Hiç şüphesiz o el, üç kıtada altı asır dalgalanan adalet sancağının yegâne varisi olan bu milletin elidir. Diline, rengine, ırkına bakmaksızın her mazluma merhametle uzanan Anadolu’nun elidir. Bu el, titrerken düşürdüklerini yeniden kavrayıp kaldıracak potansiyele sahip son kaledir. Başta Kudüs olmak üzere İslam coğrafyasının hürriyetine giden yol buradan geçmektedir. Bu millet, sadece İslam âlemi için değil, bütün mazlum coğrafyalar için en önemli kaldıraçtır. Bunun için değil miydi tekrar ayağa kalkmasın diye köklerine uzanan damarlarını kurutmaya yeltenmeler. Biliyorlardı ki bu milletin kıyamı, âlem-i İslam’ın kıyamı olacak, milyonlarca Müslüman yeniden vahdetin ve izzetin lezzetine varacak.
Artık uyanmalıyız. Şayet bugün Gazze’de fütursuzca işlenen katliamlar, bizi gafletten uyandırıp kendimize getirmezse bu uyku hepimizi yokluğa mahkûm edecektir.

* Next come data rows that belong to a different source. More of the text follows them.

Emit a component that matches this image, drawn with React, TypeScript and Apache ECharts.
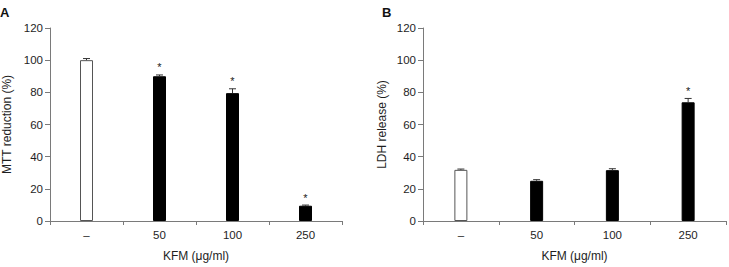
import React, { useEffect, useRef } from "react";
import * as echarts from "echarts";

const categories = ["–", "50", "100", "250"];
const yTicks = [0, 20, 40, 60, 80, 100, 120];

const mttMeans = [100, 90, 79.5, 9.5];
const mttErrors = [1, 0.8, 2.7, 0.4];
const mttSignificant = [false, true, true, true];

const ldhMeans = [31.8, 25, 31.6, 73.8];
const ldhErrors = [0.5, 0.7, 0.9, 2.4];
const ldhSignificant = [false, false, false, true];

const FONT = "'Liberation Sans', Arial, Helvetica, sans-serif";
const AXIS_COLOR = "#7a7a7a";
const TEXT_COLOR = "#1e1e1e";

function barData(means: number[]) {
  return means.map((v, i) => ({
    value: v,
    itemStyle:
      i === 0
        ? { color: "#ffffff", borderColor: "#555555", borderWidth: 1 }
        : { color: "#000000", borderColor: "#000000", borderWidth: 1 },
  }));
}

function errData(means: number[], errs: number[], sig: boolean[]) {
  return means.map((m, i) => [i, m, errs[i], sig[i] ? 1 : 0]);
}

function renderErr(params: any, api: any) {
  const idx = api.value(0);
  const mean = api.value(1);
  const err = api.value(2);
  const star = api.value(3);
  const base = api.coord([idx, mean]);
  const top = api.coord([idx, mean + err]);
  const cap = 3.5;
  const children: any[] = [
    {
      type: "line",
      shape: { x1: base[0], y1: base[1], x2: top[0], y2: top[1] },
      style: { stroke: "#333333", lineWidth: 1 },
    },
    {
      type: "line",
      shape: { x1: top[0] - cap, y1: top[1], x2: top[0] + cap, y2: top[1] },
      style: { stroke: "#333333", lineWidth: 1 },
    },
  ];
  if (star) {
    children.push({
      type: "text",
      style: {
        text: "*",
        x: top[0],
        y: top[1] - 2,
        align: "center",
        verticalAlign: "bottom",
        fill: "#222222",
        font: `11px ${FONT}`,
      },
    });
  }
  return { type: "group", children };
}

function xAxisCfg(gridIndex: number) {
  return {
    type: "category",
    gridIndex,
    data: categories,
    name: "KFM (μg/ml)",
    nameLocation: "middle",
    nameGap: 29,
    nameTextStyle: { fontFamily: FONT, fontSize: 12, color: TEXT_COLOR },
    axisLine: { lineStyle: { color: AXIS_COLOR, width: 1 } },
    axisTick: { show: true, length: 4, alignWithLabel: false, lineStyle: { color: AXIS_COLOR } },
    axisLabel: { fontFamily: FONT, fontSize: 11.5, color: TEXT_COLOR, margin: 8 },
  };
}

function yAxisCfg(gridIndex: number, name: string, nameGap: number) {
  return {
    type: "value",
    gridIndex,
    min: 0,
    max: 120,
    interval: 20,
    name,
    nameLocation: "middle",
    nameGap,
    nameTextStyle: { fontFamily: FONT, fontSize: 12, color: TEXT_COLOR },
    axisLine: { show: true, lineStyle: { color: AXIS_COLOR, width: 1 } },
    axisTick: { show: true, length: 5, lineStyle: { color: AXIS_COLOR } },
    splitLine: { show: false },
    axisLabel: {
      fontFamily: FONT,
      fontSize: 11.5,
      color: TEXT_COLOR,
      margin: 7,
      formatter: (v: number) => (yTicks.includes(v) ? String(v) : ""),
    },
  };
}

export default function App() {
  const ref = useRef<HTMLDivElement>(null);
  useEffect(() => {
    if (!ref.current) return;
    const chart = echarts.init(ref.current, null, { renderer: "svg" });
    chart.setOption({
      animation: false,
      backgroundColor: "#ffffff",
      textStyle: { fontFamily: FONT },
      grid: [
        { left: 42, right: 387, top: 28, bottom: 41, containLabel: false },
        { left: 423, right: 3, top: 28, bottom: 41, containLabel: false },
      ],
      xAxis: [xAxisCfg(0), xAxisCfg(1)],
      yAxis: [
        yAxisCfg(0, "MTT reduction (%)", 37),
        yAxisCfg(1, "LDH release (%)", 35),
      ],
      graphic: [
        {
          type: "text",
          left: 0,
          top: 6,
          style: { text: "A", font: `bold 13px ${FONT}`, fill: "#111111" },
        },
        {
          type: "text",
          left: 382,
          top: 6,
          style: { text: "B", font: `bold 13px ${FONT}`, fill: "#111111" },
        },
      ],
      series: [
        {
          type: "bar",
          xAxisIndex: 0,
          yAxisIndex: 0,
          barWidth: 13,
          data: barData(mttMeans),
        },
        {
          type: "custom",
          xAxisIndex: 0,
          yAxisIndex: 0,
          renderItem: renderErr,
          data: errData(mttMeans, mttErrors, mttSignificant),
          z: 5,
        },
        {
          type: "bar",
          xAxisIndex: 1,
          yAxisIndex: 1,
          barWidth: 13,
          data: barData(ldhMeans),
        },
        {
          type: "custom",
          xAxisIndex: 1,
          yAxisIndex: 1,
          renderItem: renderErr,
          data: errData(ldhMeans, ldhErrors, ldhSignificant),
          z: 5,
        },
      ],
    });
    return () => chart.dispose();
  }, []);
  return (
    <div
      ref={ref}
      style={{ position: "fixed", left: 0, top: 0, width: 729, height: 267, background: "#fff" }}
    />
  );
}
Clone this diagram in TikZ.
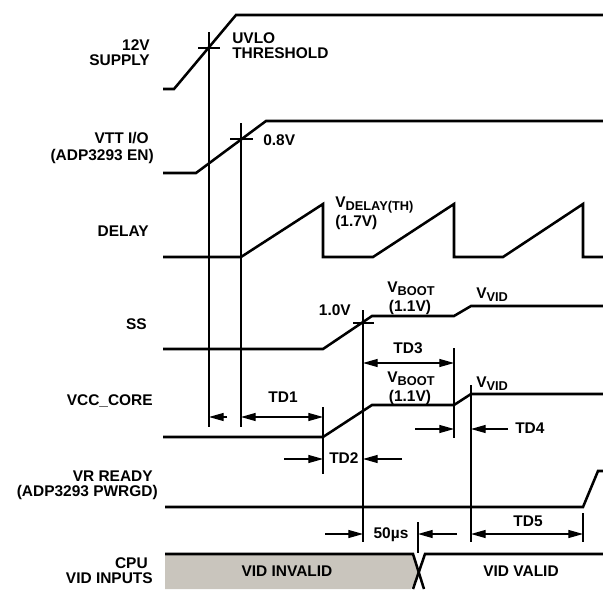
\documentclass[tikz,border=0pt]{standalone}
\usepackage{fontspec}
\setmainfont{Liberation Sans}
\usetikzlibrary{arrows.meta}
\definecolor{vidgray}{RGB}{201,197,189}
\newcommand{\sbs}[1]{\raisebox{-0.2em}{\fontsize{9.6pt}{10pt}\selectfont #1}}
\begin{document}
\begin{tikzpicture}[x=0.75pt,y=-0.75pt,
  sig/.style={line width=1.9pt, line join=miter},
  guide/.style={line width=0.9pt},
  dim/.style={line width=0.9pt, -{Triangle[length=11pt,width=6pt]}},
  ddim/.style={line width=0.9pt, {Triangle[length=11pt,width=6pt]}-{Triangle[length=11pt,width=6pt]}},
  lbl/.style={inner sep=0pt, font=\fontsize{11.6pt}{12pt}\selectfont\bfseries},
]
\useasboundingbox (0,0) rectangle (603,589);

% ---------- signals ----------
\draw[sig] (163,89) -- (174,89) -- (236,15) -- (603,15);
\draw[sig] (163,173) -- (196,173) -- (266,121) -- (603,121);
\draw[sig] (163,257) -- (241,257) -- (323,204) -- (323,257) -- (373,257) -- (454,204) -- (454,257)
  -- (503,257) -- (583,204) -- (583,257) -- (603,257);
\draw[sig] (163,349) -- (323,349) -- (372,316) -- (454,316) -- (471,306) -- (603,306);
\draw[sig] (163,437) -- (323,437) -- (372,405) -- (454,405) -- (471,394) -- (603,394);
\draw[sig] (165,507) -- (583,507) -- (598,471) -- (603,471);

% CPU VID inputs
\fill[vidgray] (165,554) -- (413,554) -- (418.5,571.5) -- (411,589) -- (165,589) -- cycle;
\draw[sig] (165,554) -- (413,554) -- (424,589);
\draw[sig] (603,554) -- (425,554) -- (413,589);

% ---------- guide coordinates ----------
\coordinate (uvT) at (209,32);   \coordinate (uvB) at (209,427);
\coordinate (enT) at (241,123);  \coordinate (enB) at (241,427);
\coordinate (c1T) at (323,407);  \coordinate (c1B) at (323,474);
\coordinate (ssT) at (363,310);  \coordinate (ssB) at (363,542);
\coordinate (t3T) at (454,348);  \coordinate (t3B) at (454,438);
\coordinate (vdT) at (471,385);  \coordinate (vdB) at (471,542);
\coordinate (usT) at (418,522);  \coordinate (usB) at (418,553);
\coordinate (t5T) at (583,513);  \coordinate (t5B) at (583,542);

\draw[guide] (uvT) -- (uvB);
\draw[guide] (enT) -- (enB);
\draw[guide] (c1T) -- (c1B);
\draw[guide] (ssT) -- (ssB);
\draw[guide] (t3T) -- (t3B);
\draw[guide] (vdT) -- (vdB);
\draw[guide] (usT) -- (usB);
\draw[guide] (t5T) -- (t5B);

% threshold ticks
\coordinate (k1a) at (198,48);  \coordinate (k1b) at (220,48);
\coordinate (k2a) at (230,139); \coordinate (k2b) at (253,139);
\coordinate (k3a) at (353,323); \coordinate (k3b) at (374,323);
\draw[guide] (k1a) -- (k1b);
\draw[guide] (k2a) -- (k2b);
\draw[guide] (k3a) -- (k3b);

% ---------- dimension arrows ----------
\coordinate (a0s) at (227,417); \coordinate (a0e) at (209,417);
\draw[dim] (a0s) -- (a0e);
\coordinate (td1a) at (241,417); \coordinate (td1b) at (323,417);
\draw[ddim] (td1a) -- (td1b);
\coordinate (td2ls) at (284,459); \coordinate (td2le) at (323,459);
\coordinate (td2rs) at (402,459); \coordinate (td2re) at (363,459);
\draw[dim] (td2ls) -- (td2le);
\draw[dim] (td2rs) -- (td2re);
\coordinate (td3a) at (363,363); \coordinate (td3b) at (454,363);
\draw[ddim] (td3a) -- (td3b);
\coordinate (td4ls) at (415,429); \coordinate (td4le) at (454,429);
\coordinate (td4rs) at (508,429); \coordinate (td4re) at (471,429);
\draw[dim] (td4ls) -- (td4le);
\draw[dim] (td4rs) -- (td4re);
\coordinate (usls) at (325,534); \coordinate (usle) at (363,534);
\coordinate (usrs) at (457,534); \coordinate (usre) at (418,534);
\draw[dim] (usls) -- (usle);
\draw[dim] (usrs) -- (usre);
\coordinate (td5a) at (471,534); \coordinate (td5b) at (583,534);
\draw[ddim] (td5a) -- (td5b);

% ---------- labels ----------
\node[lbl, anchor=base east] (l12a) at (150,50) {12V};
\node[lbl, anchor=base east] (l12b) at (150,65) {SUPPLY};
\node[lbl, anchor=base west] (luv1) at (232,43) {UVLO};
\node[lbl, anchor=base west] (luv2) at (232,58.5) {THRESHOLD};
\node[lbl, anchor=base east] (lvt1) at (149,143.5) {VTT I/O};
\node[lbl, anchor=base east] (lvt2) at (154,160) {(ADP3293 EN)};
\node[lbl, anchor=base west] (l08) at (263,145) {0.8V};
\node[lbl, anchor=base east] (ldl) at (149,236.5) {DELAY};
\node[lbl, anchor=base west] (lvd1) at (335,207) {V\sbs{DELAY(TH)}};
\node[lbl, anchor=base west] (lvd2) at (335,226) {(1.7V)};
\node[lbl, anchor=base east] (l10) at (351,315) {1.0V};
\node[lbl, anchor=base] (lvb1) at (411,292.5) {V\sbs{BOOT}};
\node[lbl, anchor=base] (lvb2) at (410,311) {(1.1V)};
\node[lbl, anchor=base west] (lvv1) at (476,298) {V\sbs{VID}};
\node[lbl, anchor=base east] (lss) at (147,329) {SS};
\node[lbl, anchor=base] (ltd3) at (408,353.5) {TD3};
\node[lbl, anchor=base] (lvb3) at (411,382.5) {V\sbs{BOOT}};
\node[lbl, anchor=base] (lvb4) at (410,401) {(1.1V)};
\node[lbl, anchor=base west] (lvv2) at (476,387) {V\sbs{VID}};
\node[lbl, anchor=base east] (lvcc) at (153,405) {VCC\_CORE};
\node[lbl, anchor=base] (ltd1) at (283,402.5) {TD1};
\node[lbl, anchor=base west] (ltd2) at (329,463) {TD2};
\node[lbl, anchor=base west] (ltd4) at (515,433) {TD4};
\node[lbl, anchor=base east] (lvr1) at (153,481.5) {VR READY};
\node[lbl, anchor=base east] (lvr2) at (158,496.5) {(ADP3293 PWRGD)};
\node[lbl, anchor=base] (l50) at (391,538) {50µs};
\node[lbl, anchor=base] (ltd5) at (528,526.5) {TD5};
\node[lbl, anchor=base east] (lcpu1) at (148,568) {CPU};
\node[lbl, anchor=base east] (lcpu2) at (153,583) {VID INPUTS};
\node[lbl, anchor=base] (linv) at (287,576.5) {VID INVALID};
\node[lbl, anchor=base] (lval) at (521,576.5) {VID VALID};
\end{tikzpicture}
\end{document}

Ayağa kalkıp boy vermek, göklere yükselmek için köklere tutunmak gerekir. Kendi inanç ve medeniyet köklerimize sımsıkı tutunmak durumundayız. Bizi biz yapan değerleri kuşanmak, yaşatmak, güçlendirmek ve geleceğe taşımak için var gücümüzle çalışmak zorundayız. Bizi köklerimizden koparan, değerlerimizden uzaklaştıran, kendimize yabancılaştıran her türlü fitne ve tuzağa karşı basiretle, ferasetle hareket etmek mecburiyetindeyiz.

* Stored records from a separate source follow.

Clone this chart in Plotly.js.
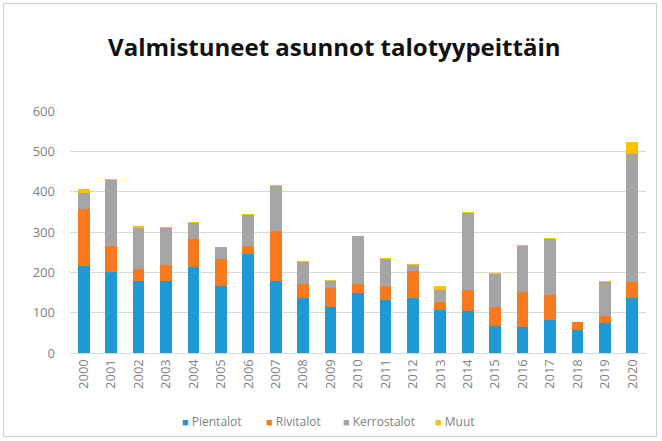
<!DOCTYPE html>
<html><head><meta charset="utf-8">
<script src="https://cdn.plot.ly/plotly-3.0.1.min.js"></script>
<style>body{margin:0;background:#fff}#wrap{position:relative;width:662px;height:441px}#frame{position:absolute;left:3px;top:3px;width:654px;height:434px;border:1px solid #d0d0d0;box-sizing:border-box;pointer-events:none}</style>
</head><body>
<div id="wrap"><div id="chart" style="width:662px;height:441px"></div><div id="frame"></div></div>
<script>
const years = ['2000','2001','2002','2003','2004','2005','2006','2007','2008','2009','2010','2011','2012','2013','2014','2015','2016','2017','2018','2019','2020'];
const pientalot   = [215,202,179,179,214,167,246,179,136,115,148,132,137,107,103,68,65,82,57,75,137];
const rivitalot   = [143,63,29,39,68,65,19,123,34,47,22,33,66,19,53,47,87,62,19,17,38];
const kerrostalot = [38,164,103,91,41,30,77,112,55,17,119,67,15,29,191,81,114,139,1,83,318];
const muut        = [11,3,4,4,3,2,2,3,2,2,2,3,2,10,2,2,3,1,0,3,31];

const names = ['Pientalot','Rivitalot','Kerrostalot','Muut'];
const series = [pientalot, rivitalot, kerrostalot, muut];
const colors = ['#1b9ad6','#f77b1d','#a5a5a5','#ffc000'];

const data = series.map((s,i)=>({type:'bar', x:years, y:s, name:names[i], marker:{color:colors[i]}, showlegend:false}));

// legend entries built as annotations (marker left edge in pixels -> paper coords)
const plotL = 70, plotW = 662-70-16;
const legendPx = [180, 264, 341, 433];
const annotations = names.map((n,i)=>({
  xref:'paper', yref:'paper', x:(legendPx[i]-plotL)/plotW, y:-0.285, xanchor:'left', yanchor:'middle',
  showarrow:false, text:'<span style="color:'+colors[i]+';font-size:11px">■</span> '+n,
  font:{size:12, color:'#7f7f7f', family:'Open Sans, sans-serif'}
}));

const layout = {
  width:662, height:441,
  margin:{l:70,r:16,t:111,b:88},
  paper_bgcolor:'#fff', plot_bgcolor:'#fff',
  barmode:'stack', bargap:0.57,
  font:{family:'Open Sans, sans-serif', color:'#7f7f7f', size:12},
  title:{text:'Valmistuneet asunnot talotyypeittäin', font:{size:24, color:'#111', family:'Open Sans, sans-serif', weight:'bold'}, x:0.505, xanchor:'center', y:0.893, yanchor:'middle'},
  xaxis:{type:'category', tickangle:-90, tickfont:{size:13,color:'#7f7f7f'}, showline:true, linecolor:'#d9d9d9', ticks:'', showgrid:false},
  yaxis:{range:[0,600], dtick:100, tickfont:{size:13,color:'#7f7f7f'}, gridcolor:'#d9d9d9', zeroline:false, showline:false, ticks:'', ticklabelstandoff:14},
  annotations:annotations,
  showlegend:false
};
Plotly.newPlot('chart', data, layout, {displayModeBar:false, staticPlot:true});
</script>
</body></html>
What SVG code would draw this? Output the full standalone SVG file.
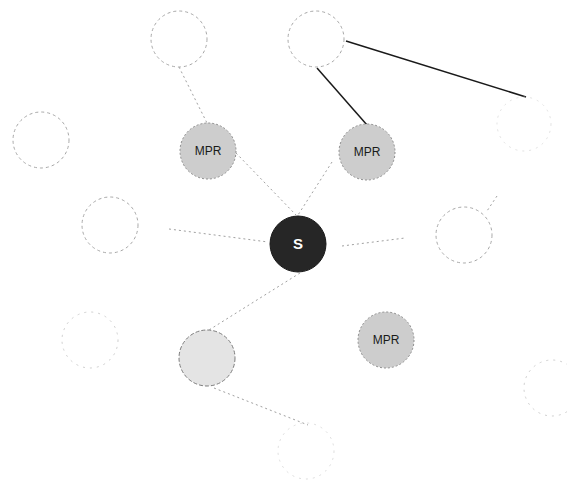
<svg xmlns="http://www.w3.org/2000/svg" width="567" height="486" viewBox="0 0 567 486">
<style>
.n{fill:none;stroke:#a8a8a8;stroke-width:1;stroke-dasharray:3 3}
.f{stroke:#cfcfcf;stroke-dasharray:2 5}
.mpr{fill:#cdcdcd;stroke:#8c8c8c;stroke-width:1;stroke-dasharray:2 2}
.lt{fill:#e4e4e4;stroke:#7c7c7c;stroke-width:1;stroke-dasharray:4 2}
.s{fill:#262626;stroke:#1a1a1a}
.c{fill:none;stroke:#a0a0a0;stroke-width:1;stroke-dasharray:2 3}
.b{fill:none;stroke:#1a1a1a;stroke-width:1.5}
.t{font-family:"Liberation Sans",Arial,sans-serif;font-size:12px;fill:#1a1a1a;text-anchor:middle}
.ts{font-family:"Liberation Sans",Arial,sans-serif;font-size:15px;font-weight:bold;fill:#ffffff;text-anchor:middle}
</style>
<rect width="567" height="486" fill="#ffffff"/>
<g id="connectors">
<line class="c" x1="179" y1="67" x2="207" y2="123"/>
<line class="c" x1="236" y1="153" x2="296" y2="215"/>
<line class="c" x1="332" y1="162" x2="298" y2="215"/>
<line class="c" x1="169" y1="229" x2="268" y2="242"/>
<line class="c" x1="342" y1="246" x2="405" y2="238"/>
<line class="c" x1="497" y1="196" x2="487" y2="211"/>
<line class="c" x1="300" y1="273" x2="209" y2="330"/>
<line class="c" x1="214" y1="388" x2="308" y2="425"/>
<line class="b" x1="346" y1="41" x2="526" y2="97"/>
<line class="b" x1="317" y1="68" x2="367" y2="125"/>
</g>
<g id="n-topleft"><circle class="n" cx="179" cy="39" r="28"/></g>
<g id="n-topmid"><circle class="n" cx="316" cy="39" r="28"/></g>
<g id="n-topright"><circle class="n f" cx="524" cy="124" r="27" stroke-opacity="0.6"/></g>
<g id="n-farleft"><circle class="n" cx="41" cy="140" r="28"/></g>
<g id="mpr1"><circle class="mpr" cx="208" cy="151" r="28"/><text class="t" x="208" y="155">MPR</text></g>
<g id="mpr2"><circle class="mpr" cx="367" cy="152" r="28"/><text class="t" x="367" y="156">MPR</text></g>
<g id="n-left"><circle class="n" cx="110" cy="225" r="28"/></g>
<g id="s"><circle class="s" cx="298" cy="244" r="28"/><text class="ts" x="298" y="249">S</text></g>
<g id="n-right"><circle class="n" cx="464" cy="235" r="28"/></g>
<g id="n-lowerleft"><circle class="n f" cx="90" cy="340" r="28"/></g>
<g id="n-lower"><circle class="lt" cx="207" cy="358" r="28"/></g>
<g id="mpr3"><circle class="mpr" cx="386" cy="340" r="28"/><text class="t" x="386" y="344">MPR</text></g>
<g id="n-farright"><circle class="n f" cx="552" cy="388" r="28"/></g>
<g id="n-bottom"><circle class="n f" cx="306" cy="451" r="28" stroke-opacity="0.7"/></g>
</svg>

Bugün bize, bütün farklılıklarımızı zenginliğimiz sayarak bir olmak düşer. Alt aidiyetlerimizi vahdet harcıyla karıp biz olmak düşer. Bizi ayrıştıran, yoran, parçalayan, kardeşliğimize kasteden her sözden, her bakıştan ve her duruştan sakınıp gür olmak düşer. Bunu başarabilirsek yaklaşık bir asırdır her dem yeniden doğrulmak için çırpınıp duran Kudüs, Gazze ve bütün mazlum coğrafyalar, o zaman gerçek bir hürriyete kavuşacaktır. Uğrunda verilen bu asil mücadele, yolunda dökülen bunca acı ve gözyaşı, anlamını o zaman bulacaktır.
Kudüs elbet bizimdir. Biz kendimize geldiğimizde o da gelecektir.